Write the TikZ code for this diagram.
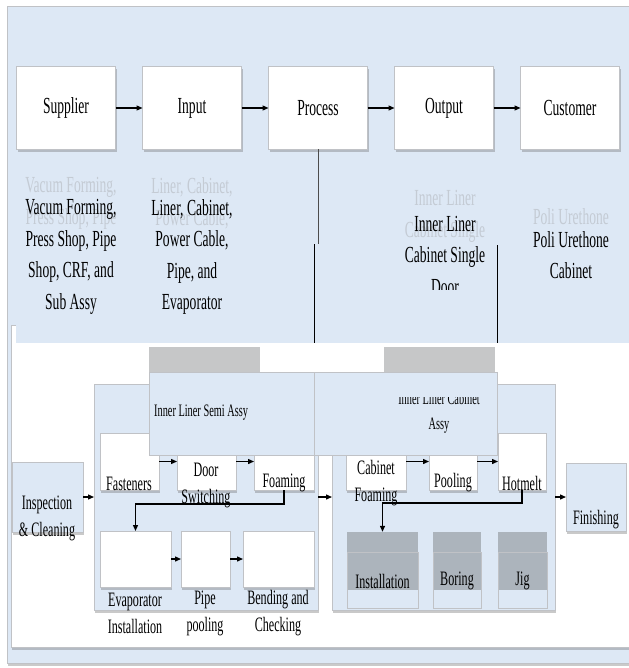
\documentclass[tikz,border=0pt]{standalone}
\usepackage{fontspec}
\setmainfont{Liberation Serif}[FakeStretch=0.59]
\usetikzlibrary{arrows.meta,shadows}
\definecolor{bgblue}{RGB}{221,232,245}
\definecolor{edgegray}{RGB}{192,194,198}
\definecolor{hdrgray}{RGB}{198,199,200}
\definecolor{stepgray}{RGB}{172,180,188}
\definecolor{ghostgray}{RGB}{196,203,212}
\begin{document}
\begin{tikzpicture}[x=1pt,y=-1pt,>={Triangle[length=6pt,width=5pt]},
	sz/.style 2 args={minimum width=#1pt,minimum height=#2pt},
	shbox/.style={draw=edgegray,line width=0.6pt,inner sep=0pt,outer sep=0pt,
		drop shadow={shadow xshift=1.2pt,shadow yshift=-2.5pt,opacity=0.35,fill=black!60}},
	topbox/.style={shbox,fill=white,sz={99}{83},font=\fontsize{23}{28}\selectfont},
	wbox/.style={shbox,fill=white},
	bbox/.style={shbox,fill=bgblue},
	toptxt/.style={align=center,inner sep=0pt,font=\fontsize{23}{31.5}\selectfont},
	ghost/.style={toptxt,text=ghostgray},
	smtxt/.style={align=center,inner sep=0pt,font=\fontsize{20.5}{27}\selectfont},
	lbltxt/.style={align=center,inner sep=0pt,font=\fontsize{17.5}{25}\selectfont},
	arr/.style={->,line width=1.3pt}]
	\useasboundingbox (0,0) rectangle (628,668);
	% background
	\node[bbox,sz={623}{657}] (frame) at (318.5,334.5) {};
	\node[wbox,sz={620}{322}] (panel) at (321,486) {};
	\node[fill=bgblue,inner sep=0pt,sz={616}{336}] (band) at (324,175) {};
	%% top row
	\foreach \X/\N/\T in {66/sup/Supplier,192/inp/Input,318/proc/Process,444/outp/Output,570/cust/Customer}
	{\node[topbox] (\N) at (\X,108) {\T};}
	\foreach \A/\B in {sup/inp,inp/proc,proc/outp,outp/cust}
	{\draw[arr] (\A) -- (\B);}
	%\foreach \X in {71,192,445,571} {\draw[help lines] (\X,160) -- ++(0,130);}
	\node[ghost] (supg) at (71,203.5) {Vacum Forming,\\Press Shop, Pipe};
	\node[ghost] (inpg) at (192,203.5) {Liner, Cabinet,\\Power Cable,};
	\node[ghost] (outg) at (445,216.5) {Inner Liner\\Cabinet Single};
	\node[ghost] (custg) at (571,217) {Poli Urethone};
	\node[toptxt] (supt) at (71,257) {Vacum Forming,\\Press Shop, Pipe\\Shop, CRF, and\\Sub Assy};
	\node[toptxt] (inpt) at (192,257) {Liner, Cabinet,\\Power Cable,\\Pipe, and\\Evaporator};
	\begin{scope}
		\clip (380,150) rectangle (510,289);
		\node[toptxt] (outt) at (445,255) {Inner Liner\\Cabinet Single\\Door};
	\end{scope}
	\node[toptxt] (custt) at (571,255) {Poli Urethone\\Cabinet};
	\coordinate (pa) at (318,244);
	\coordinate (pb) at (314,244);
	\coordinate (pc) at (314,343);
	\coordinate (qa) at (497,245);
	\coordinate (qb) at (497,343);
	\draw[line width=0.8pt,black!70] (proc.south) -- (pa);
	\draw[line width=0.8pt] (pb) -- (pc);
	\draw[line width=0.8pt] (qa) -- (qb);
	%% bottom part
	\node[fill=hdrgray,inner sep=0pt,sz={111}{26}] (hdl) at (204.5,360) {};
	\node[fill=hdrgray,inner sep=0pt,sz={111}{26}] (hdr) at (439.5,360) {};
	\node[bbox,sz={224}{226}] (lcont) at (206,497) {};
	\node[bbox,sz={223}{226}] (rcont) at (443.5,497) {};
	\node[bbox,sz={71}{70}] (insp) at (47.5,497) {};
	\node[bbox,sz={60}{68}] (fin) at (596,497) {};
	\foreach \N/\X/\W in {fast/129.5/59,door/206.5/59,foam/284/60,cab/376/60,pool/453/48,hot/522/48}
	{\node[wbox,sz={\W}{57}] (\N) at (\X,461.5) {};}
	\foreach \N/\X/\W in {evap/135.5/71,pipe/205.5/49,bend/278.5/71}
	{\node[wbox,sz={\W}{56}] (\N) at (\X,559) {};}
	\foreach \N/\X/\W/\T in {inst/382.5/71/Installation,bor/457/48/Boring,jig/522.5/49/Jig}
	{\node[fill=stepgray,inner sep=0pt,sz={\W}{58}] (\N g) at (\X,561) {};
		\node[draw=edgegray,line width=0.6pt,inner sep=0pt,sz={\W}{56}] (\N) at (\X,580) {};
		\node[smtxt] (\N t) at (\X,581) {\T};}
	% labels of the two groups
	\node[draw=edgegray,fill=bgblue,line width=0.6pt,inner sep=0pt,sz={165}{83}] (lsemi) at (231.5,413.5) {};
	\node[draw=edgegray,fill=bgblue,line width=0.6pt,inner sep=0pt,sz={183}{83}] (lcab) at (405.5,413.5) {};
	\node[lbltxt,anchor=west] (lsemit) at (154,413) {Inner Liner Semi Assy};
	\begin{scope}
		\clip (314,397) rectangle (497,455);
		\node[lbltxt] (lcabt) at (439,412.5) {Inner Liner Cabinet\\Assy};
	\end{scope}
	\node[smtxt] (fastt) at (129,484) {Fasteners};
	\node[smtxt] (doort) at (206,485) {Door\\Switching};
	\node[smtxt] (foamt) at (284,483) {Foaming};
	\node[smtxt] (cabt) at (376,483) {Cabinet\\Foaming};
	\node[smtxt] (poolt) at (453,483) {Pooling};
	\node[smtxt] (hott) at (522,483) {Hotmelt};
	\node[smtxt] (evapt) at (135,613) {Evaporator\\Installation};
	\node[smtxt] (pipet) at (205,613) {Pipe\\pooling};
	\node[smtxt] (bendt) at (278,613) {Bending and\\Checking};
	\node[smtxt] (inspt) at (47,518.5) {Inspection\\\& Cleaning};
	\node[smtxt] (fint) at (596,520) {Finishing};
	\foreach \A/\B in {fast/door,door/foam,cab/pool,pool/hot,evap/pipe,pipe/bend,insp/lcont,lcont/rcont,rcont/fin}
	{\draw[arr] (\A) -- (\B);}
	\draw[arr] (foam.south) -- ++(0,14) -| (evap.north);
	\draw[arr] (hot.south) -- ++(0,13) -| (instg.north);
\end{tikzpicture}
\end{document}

※

EXERCISE BRIEF
Do not include the images; transcribe the rest of the listing exactly.

TASK ANSWER
Write the TikZ code for this diagram.
\documentclass[tikz,border=0pt]{standalone}
\usepackage{fontspec}
\setmainfont{Liberation Serif}[FakeStretch=0.59]
\usetikzlibrary{arrows.meta,shadows}
\definecolor{bgblue}{RGB}{221,232,245}
\definecolor{edgegray}{RGB}{192,194,198}
\definecolor{hdrgray}{RGB}{198,199,200}
\definecolor{stepgray}{RGB}{172,180,188}
\definecolor{ghostgray}{RGB}{196,203,212}
\begin{document}
\begin{tikzpicture}[x=1pt,y=-1pt,>={Triangle[length=6pt,width=5pt]},
	sz/.style 2 args={minimum width=#1pt,minimum height=#2pt},
	shbox/.style={draw=edgegray,line width=0.6pt,inner sep=0pt,outer sep=0pt,
		drop shadow={shadow xshift=1.2pt,shadow yshift=-2.5pt,opacity=0.35,fill=black!60}},
	topbox/.style={shbox,fill=white,sz={99}{83},font=\fontsize{23}{28}\selectfont},
	wbox/.style={shbox,fill=white},
	bbox/.style={shbox,fill=bgblue},
	toptxt/.style={align=center,inner sep=0pt,font=\fontsize{23}{31.5}\selectfont},
	ghost/.style={toptxt,text=ghostgray},
	smtxt/.style={align=center,inner sep=0pt,font=\fontsize{20.5}{27}\selectfont},
	lbltxt/.style={align=center,inner sep=0pt,font=\fontsize{17.5}{25}\selectfont},
	arr/.style={->,line width=1.3pt}]
	\useasboundingbox (0,0) rectangle (628,668);
	% background
	\node[bbox,sz={623}{657}] (frame) at (318.5,334.5) {};
	\node[wbox,sz={620}{322}] (panel) at (321,486) {};
	\node[fill=bgblue,inner sep=0pt,sz={616}{336}] (band) at (324,175) {};
	%% top row
	\foreach \X/\N/\T in {66/sup/Supplier,192/inp/Input,318/proc/Process,444/outp/Output,570/cust/Customer}
	{\node[topbox] (\N) at (\X,108) {\T};}
	\foreach \A/\B in {sup/inp,inp/proc,proc/outp,outp/cust}
	{\draw[arr] (\A) -- (\B);}
	%\foreach \X in {71,192,445,571} {\draw[help lines] (\X,160) -- ++(0,130);}
	\node[ghost] (supg) at (71,203.5) {Vacum Forming,\\Press Shop, Pipe};
	\node[ghost] (inpg) at (192,203.5) {Liner, Cabinet,\\Power Cable,};
	\node[ghost] (outg) at (445,216.5) {Inner Liner\\Cabinet Single};
	\node[ghost] (custg) at (571,217) {Poli Urethone};
	\node[toptxt] (supt) at (71,257) {Vacum Forming,\\Press Shop, Pipe\\Shop, CRF, and\\Sub Assy};
	\node[toptxt] (inpt) at (192,257) {Liner, Cabinet,\\Power Cable,\\Pipe, and\\Evaporator};
	\begin{scope}
		\clip (380,150) rectangle (510,289);
		\node[toptxt] (outt) at (445,255) {Inner Liner\\Cabinet Single\\Door};
	\end{scope}
	\node[toptxt] (custt) at (571,255) {Poli Urethone\\Cabinet};
	\coordinate (pa) at (318,244);
	\coordinate (pb) at (314,244);
	\coordinate (pc) at (314,343);
	\coordinate (qa) at (497,245);
	\coordinate (qb) at (497,343);
	\draw[line width=0.8pt,black!70] (proc.south) -- (pa);
	\draw[line width=0.8pt] (pb) -- (pc);
	\draw[line width=0.8pt] (qa) -- (qb);
	%% bottom part
	\node[fill=hdrgray,inner sep=0pt,sz={111}{26}] (hdl) at (204.5,360) {};
	\node[fill=hdrgray,inner sep=0pt,sz={111}{26}] (hdr) at (439.5,360) {};
	\node[bbox,sz={224}{226}] (lcont) at (206,497) {};
	\node[bbox,sz={223}{226}] (rcont) at (443.5,497) {};
	\node[bbox,sz={71}{70}] (insp) at (47.5,497) {};
	\node[bbox,sz={60}{68}] (fin) at (596,497) {};
	\foreach \N/\X/\W in {fast/129.5/59,door/206.5/59,foam/284/60,cab/376/60,pool/453/48,hot/522/48}
	{\node[wbox,sz={\W}{57}] (\N) at (\X,461.5) {};}
	\foreach \N/\X/\W in {evap/135.5/71,pipe/205.5/49,bend/278.5/71}
	{\node[wbox,sz={\W}{56}] (\N) at (\X,559) {};}
	\foreach \N/\X/\W/\T in {inst/382.5/71/Installation,bor/457/48/Boring,jig/522.5/49/Jig}
	{\node[fill=stepgray,inner sep=0pt,sz={\W}{58}] (\N g) at (\X,561) {};
		\node[draw=edgegray,line width=0.6pt,inner sep=0pt,sz={\W}{56}] (\N) at (\X,580) {};
		\node[smtxt] (\N t) at (\X,581) {\T};}
	% labels of the two groups
	\node[draw=edgegray,fill=bgblue,line width=0.6pt,inner sep=0pt,sz={165}{83}] (lsemi) at (231.5,413.5) {};
	\node[draw=edgegray,fill=bgblue,line width=0.6pt,inner sep=0pt,sz={183}{83}] (lcab) at (405.5,413.5) {};
	\node[lbltxt,anchor=west] (lsemit) at (154,413) {Inner Liner Semi Assy};
	\begin{scope}
		\clip (314,397) rectangle (497,455);
		\node[lbltxt] (lcabt) at (439,412.5) {Inner Liner Cabinet\\Assy};
	\end{scope}
	\node[smtxt] (fastt) at (129,484) {Fasteners};
	\node[smtxt] (doort) at (206,485) {Door\\Switching};
	\node[smtxt] (foamt) at (284,483) {Foaming};
	\node[smtxt] (cabt) at (376,483) {Cabinet\\Foaming};
	\node[smtxt] (poolt) at (453,483) {Pooling};
	\node[smtxt] (hott) at (522,483) {Hotmelt};
	\node[smtxt] (evapt) at (135,613) {Evaporator\\Installation};
	\node[smtxt] (pipet) at (205,613) {Pipe\\pooling};
	\node[smtxt] (bendt) at (278,613) {Bending and\\Checking};
	\node[smtxt] (inspt) at (47,518.5) {Inspection\\\& Cleaning};
	\node[smtxt] (fint) at (596,520) {Finishing};
	\foreach \A/\B in {fast/door,door/foam,cab/pool,pool/hot,evap/pipe,pipe/bend,insp/lcont,lcont/rcont,rcont/fin}
	{\draw[arr] (\A) -- (\B);}
	\draw[arr] (foam.south) -- ++(0,14) -| (evap.north);
	\draw[arr] (hot.south) -- ++(0,13) -| (instg.north);
\end{tikzpicture}
\end{document}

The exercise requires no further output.